Only at the trophy ₹25 cr+ band. The trophy market re-asking pressure works in opposite direction to the pre-monsoon window — trophy sellers gain leverage from the news cycle, mid-market sellers lose leverage to monsoon timing. Buyers in mid-band Worli (₹5–25 cr) have an unaffected and arguably stronger negotiation position now, because trophy attention sucks oxygen away from mid-market listings.
Can I push for 18%+ discount in this window?
Only from a distressed-builder or stuck-listed-180-days+ seller. Standard Worli stock — branded developers, well-pricecd resale — won't move beyond 12–14% even at peak pressure. Asking for 18%+ flags you as an unserious buyer and burns negotiation goodwill.
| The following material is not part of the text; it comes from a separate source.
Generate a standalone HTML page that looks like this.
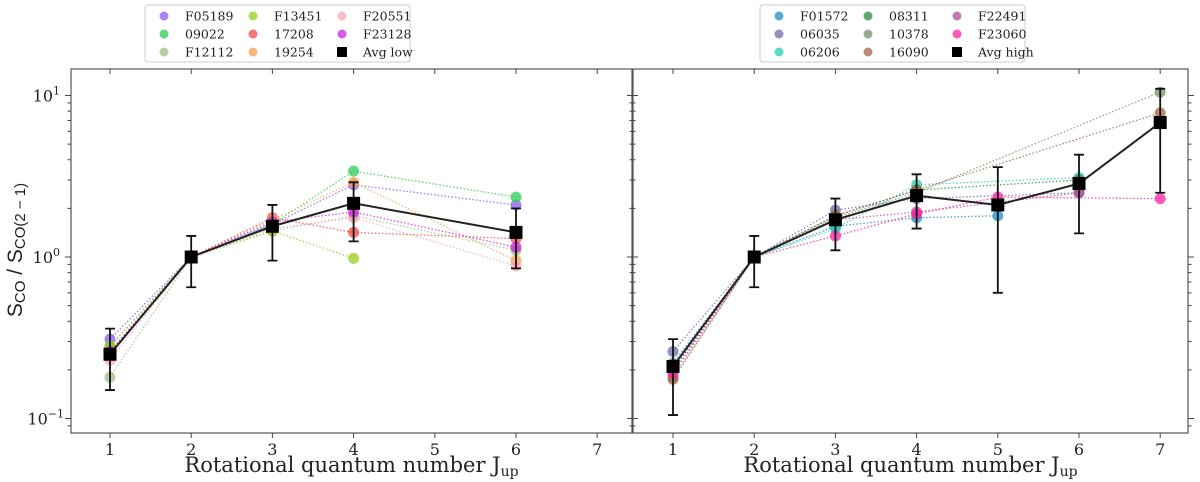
<!DOCTYPE html>
<html><head><meta charset="utf-8">
<style>
html,body{margin:0;padding:0;background:#fff;}
svg{display:block;font-family:"DejaVu Serif","Liberation Serif",serif;}
</style></head>
<body>
<svg id="chart" width="1200" height="482" viewBox="0 0 1200 482"></svg>
<script>
const jLevels = [1,2,3,4,5,6,7];
const lowNames = ["F05189","09022","F12112","F13451","17208","19254","F20551","F23128"];
const lowColors = ["#8a5cf0","#2ecc50","#9dbf85","#9acd1a","#f04848","#f5a050","#f7a8b8","#d020e0"];
const lowX = [[1,2,3,4,6],[1,2,3,4,6],[1,2,3,4,6],[1,2,3,4],[1,2,3,4,6],[1,2,3,4,6],[1,2,3,4,6],[1,2,3,4,6]];
const lowY = [[0.31,1,1.6,2.8,2.1],[0.28,1,1.6,3.4,2.35],[0.18,1,1.45,1.8,1.1],[0.28,1,1.45,0.98],[0.26,1,1.75,1.42,1.3],[0.26,1,1.7,2.9,0.95],[0.23,1,1.5,1.75,0.88],[0.26,1,1.65,1.9,1.15]];
const avgLowX = [1,2,3,4,6];
const avgLowY = [0.25,1,1.55,2.15,1.42];
const avgLowLo = [0.15,0.65,0.95,1.25,0.85];
const avgLowHi = [0.36,1.35,2.1,2.9,2.0];
const highNames = ["F01572","06035","06206","08311","10378","16090","F22491","F23060"];
const highColors = ["#1f8fc0","#6f6aa8","#20d0b0","#2e8a3a","#7a8f6a","#a0664a","#b0509a","#ff20a0"];
const highX = [[1,2,3,4,5],[1,2,3,4,6],[1,2,3,4,6],[1,2,3,4,6],[1,2,3,4,7],[1,2,3,4,7],[1,2,3,4,6],[1,2,3,4,5,7]];
const highY = [[0.22,1,1.55,1.75,1.8],[0.26,1,1.95,2.3,2.5],[0.2,1,1.5,2.8,3.1],[0.2,1,1.8,2.6,3.0],[0.18,1,1.75,2.5,10.5],[0.175,1,1.8,2.6,7.8],[0.2,1,1.7,1.9,2.5],[0.19,1,1.35,1.85,2.35,2.3]];
const avgHighX = [1,2,3,4,5,6,7];
const avgHighY = [0.21,1,1.7,2.4,2.1,2.85,6.8];
const avgHighLo = [0.105,0.65,1.1,1.5,0.6,1.4,2.5];
const avgHighHi = [0.31,1.35,2.3,3.25,3.6,4.3,11];

const NS="http://www.w3.org/2000/svg";
const svg=document.getElementById('chart');
function mk(tag,attrs,parent){const e=document.createElementNS(NS,tag);for(const k in attrs)e.setAttribute(k,attrs[k]);(parent||svg).appendChild(e);return e;}
const yTop=69,yBot=433;
function yS(v){return 257-Math.log10(v)*161.5;}

function panel(px0,px1,x1pix,name,names,colors,xs,ys,ax,ay,alo,ahi,avgLabel,legX){
  const g=mk('g',{});
  
  
  const xS=j=>x1pix+(j-1)*81.2;
  names.forEach((n,i)=>{
    const sg=mk('g',{},g);
    
    
    const pts=xs[i].map((x,k)=>xS(x)+','+yS(ys[i][k])).join(' ');
    const pl=mk('polyline',{points:pts,fill:'none',stroke:colors[i],'stroke-width':1.3,'stroke-dasharray':'1.5,2','opacity':0.8},sg);
    
    
    xs[i].forEach((x,k)=>{
      const c=mk('circle',{cx:xS(x),cy:yS(ys[i][k]),r:5.5,fill:colors[i],opacity:0.75},sg);
      
      
    });
  });
  const ag=mk('g',{},g);
  
  
  mk('polyline',{points:ax.map((x,k)=>xS(x)+','+yS(ay[k])).join(' '),fill:'none',stroke:'#222','stroke-width':2},ag);
  ax.forEach((x,k)=>{
    const cx=xS(x),t=yS(ahi[k]),b=yS(alo[k]);
    const eb=mk('path',{d:`M${cx},${t}V${b}M${cx-5},${t}H${cx+5}M${cx-5},${b}H${cx+5}`,stroke:'#111','stroke-width':1.8,fill:'none'},ag);
    
    
    const s=mk('rect',{x:cx-6.5,y:yS(ay[k])-6.5,width:13,height:13,fill:'#000'},ag);
    
    
  });
  const fr=mk('rect',{x:px0,y:yTop,width:px1-px0,height:yBot-yTop,fill:'none',stroke:'#555','stroke-width':1.2},g);
  
  
  jLevels.forEach(j=>{
    const x=xS(j);
    mk('path',{d:`M${x},${yBot}V${yBot+5}M${x},${yTop}V${yTop+5}`,stroke:'#444','stroke-width':1},g);
    const t=mk('text',{x:x,y:yBot+22,'text-anchor':'middle','font-size':16,fill:'#222'},g);
    t.textContent=j;
    
    
  });
  for(let d=-2;d<=1;d++){for(let m=1;m<10;m++){const v=m*Math.pow(10,d);const y=yS(v);if(y<yTop||y>yBot)continue;
    const L=m===1?6:3.5;
    mk('path',{d:`M${px0-L},${y}H${px0}M${px1},${y}H${px1+L}`,stroke:'#444','stroke-width':1},g);}}
  const xl=mk('text',{x:(px0+px1)/2,y:472,'text-anchor':'middle','font-size':21,fill:'#222'},g);
  xl.innerHTML='Rotational quantum number J<tspan font-size="14" dy="4">up</tspan>';
  
  
  const lg=mk('g',{},g);
  
  
  mk('rect',{x:legX,y:5,width:265,height:57,rx:3,fill:'#fff',stroke:'#ccc','stroke-width':1},lg);
  const entries=names.map((n,i)=>({n:n,c:colors[i]})).concat([{n:avgLabel,c:null}]);
  entries.forEach((e,i)=>{
    const col=Math.floor(i/3),row=i%3;
    const ex=legX+19+col*89,ey=16+row*18;
    const eg=mk('g',{},lg);
    
    
    if(e.c) mk('circle',{cx:ex,cy:ey,r:4.5,fill:e.c,opacity:0.75},eg);
    else mk('rect',{x:ex-5,y:ey-5,width:10,height:10,fill:'#000'},eg);
    const t=mk('text',{x:ex+21,y:ey+4.5,'font-size':12.5,fill:'#222'},eg);
    t.textContent=e.n;
  });
}
panel(71,632,110,'low',lowNames,lowColors,lowX,lowY,avgLowX,avgLowY,avgLowLo,avgLowHi,'Avg low',145);
panel(633,1188,673,'high',highNames,highColors,highX,highY,avgHighX,avgHighY,avgHighLo,avgHighHi,'Avg high',760);
[[10,'1'],[1,'0'],[0.1,'−1']].forEach(([v,e])=>{
  const t=mk('text',{x:e==='−1'?64:60,y:yS(v)+6,'text-anchor':'end','font-size':16,fill:'#222'});
  t.innerHTML='10<tspan font-size="11" dy="-7">'+e+'</tspan>';
  
  
});
const yt=mk('text',{x:0,y:0,'text-anchor':'middle','font-size':21,fill:'#222',transform:'translate(22,250) rotate(-90)','font-family':'Liberation Sans, sans-serif'});
yt.innerHTML='S<tspan font-size="15" dy="3">CO</tspan><tspan dy="-3"> / S</tspan><tspan font-size="15" dy="3">CO(2 − 1)</tspan>';


</script>
</body></html>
Anchor your opening ask at 12% and converge at 6–9% for most situations.
What if I miss this window — what does the monsoon negotiation look like?
Mid-June through mid-September is paradoxically a tougher window for buyers. Counterintuitive, but: most sellers withdraw from active marketing during monsoon to avoid showing leaky apartments. Inventory dries up. The buyers who do operate during monsoon get to choose from a thinner slice. Discounts are similar but choice is worse. See Property Butler's monsoon buyer playbook.
Are builder discounts in this window real or smoke?
Real for Tier-2 and Tier-3 Worli developers; partial for Tier-1. Branded Tier-1 builders won't publicly cut prices but will quietly waive amenity charges (4–6%) and floor-rise (₹50–200 / sqft on top stacks). Net effective discount of 4–8% is achievable on Tier-1 builder-direct buys in this window if you know what to ask for. The discount window narrows sharply after 30 June 2026 as quarterly targets reset.